Running a business is not easy.
Aside from the trouble of making sales and finding clients/customers, you also
have to deal with your employees. Some employees are great. Others, well, are
not so great.
So you started auditing your
business. You discovered a discrepancy between your books of account and the
actual cash on hand. You then called your bookkeeper or the person in charge of the cash for a meeting.
At the meeting, you confronted
your employee with the discrepancy and asked where the rest of the money is.
Your employee swears that all cash were properly turned-over. You do not
believe him. Exasperated, you told him “You’re fired! Please leave the company
immediately.”
A few weeks after, you suddenly
receive a Subpoena from the National Labor Relations Commission informing you
that your former employee filed a case against you for illegal dismissal. The
notice states that you are to appear before a Labor Arbiter at a particular
date and time.
Welcome to the world of labor
disputes. Your former employee has filed a case against you. If you do not do
anything, you may be commanded by the government to reinstate your former
employee with full backwages.
Whether you are an employer or an
employee, you may end up being involved in a labor dispute before a Labor
Arbiter. What happens in this case? Below is a simple summary.
1. As in our hypothetical
situation, the employer will receive a Subpoena requiring him/her to attend a
Mandatory Conciliation and Mediation Conference. Both the employer and employee
are required to attend this conference. The primary purpose of this conference
is to find a way to amicably settle the case. This is not the time to air
grievances before the Labor Arbiter – there is another time for that.
2. During the conference, the
parties should exert every effort to arrive at a compromise. These Mandatory
Conciliation and Mediation Conference/s may happen only once, twice, thrice,
depending on the willingness of the parties to settle the case.

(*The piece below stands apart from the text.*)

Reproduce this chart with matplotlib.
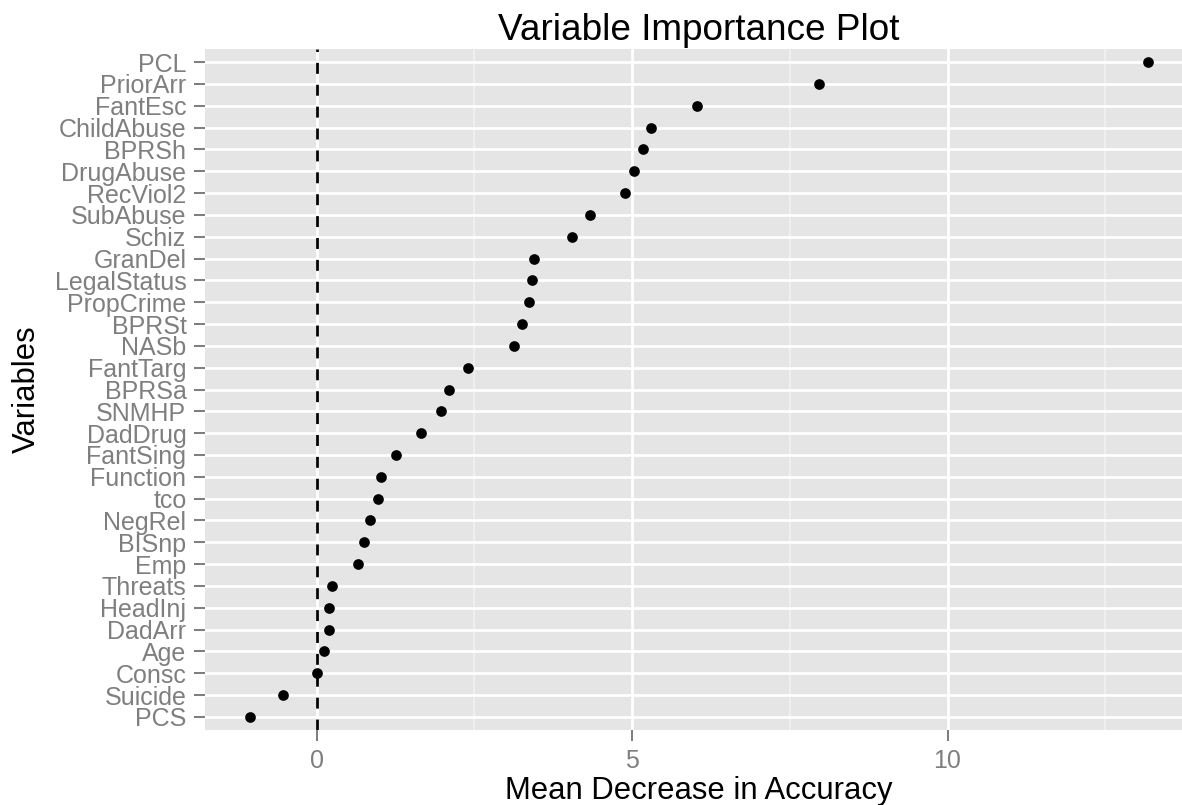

3. If during any of the conferences
the case is settled, then that’s it. The parties will execute a compromise
agreement and the case will be terminated.
4. If the case is not settled,
the Labor Arbiter will order the parties to simultaneously submit their
respective position papers. In the position papers, both the employer and the
employee will relate the facts surrounding the dispute, present their evidence
and their arguments on why they should win the case. The Labor Arbiters usually
set a hearing for the purpose of simultaneously submitting and receiving copies
of the parties’ respective position papers. During that hearing, the Labor
Arbiter will set another hearing for the submission of the Reply.
4. A Reply is the answer to the
position paper. This is where the party will contest and refute the narration
made in the opposing parties’ position paper. At the hearing previously set by
the Labor Arbiter, the parties will simultaneously submit and receive each
other’s Reply. Sometimes, a party will request for a hearing to submit a
Rejoinder. A Rejoinder is simply the answer to the Reply.
5. After the submission of the
Rejoinder or Reply, as the case may be, the parties may submit the case for
decision. Under the Rules, the Labor Arbiter should decide the case within
thirty (30) days after the submission of the case by the parties for decision.
6. At any time before the Labor
Arbiter renders a decision, the parties can amicably settle the case. If they
want to do so, they must inform the Labor Arbiter immediately of their decision
to end the dispute.
7. The Labor Arbiter’s decision
will be mailed to both the employer and employee, or through their respective
lawyers, if any. The decision may then be appealed to the National Labor
Relations Commission within ten (10) days from receipt of the decision.
2 comments:
What happens if the respondent still fails to attend a hearing before the Arbiter? Can they just keep ignring the summons?
The complainant would be required to submit a Position Paper and the Arbiter will make a decision based on that alone.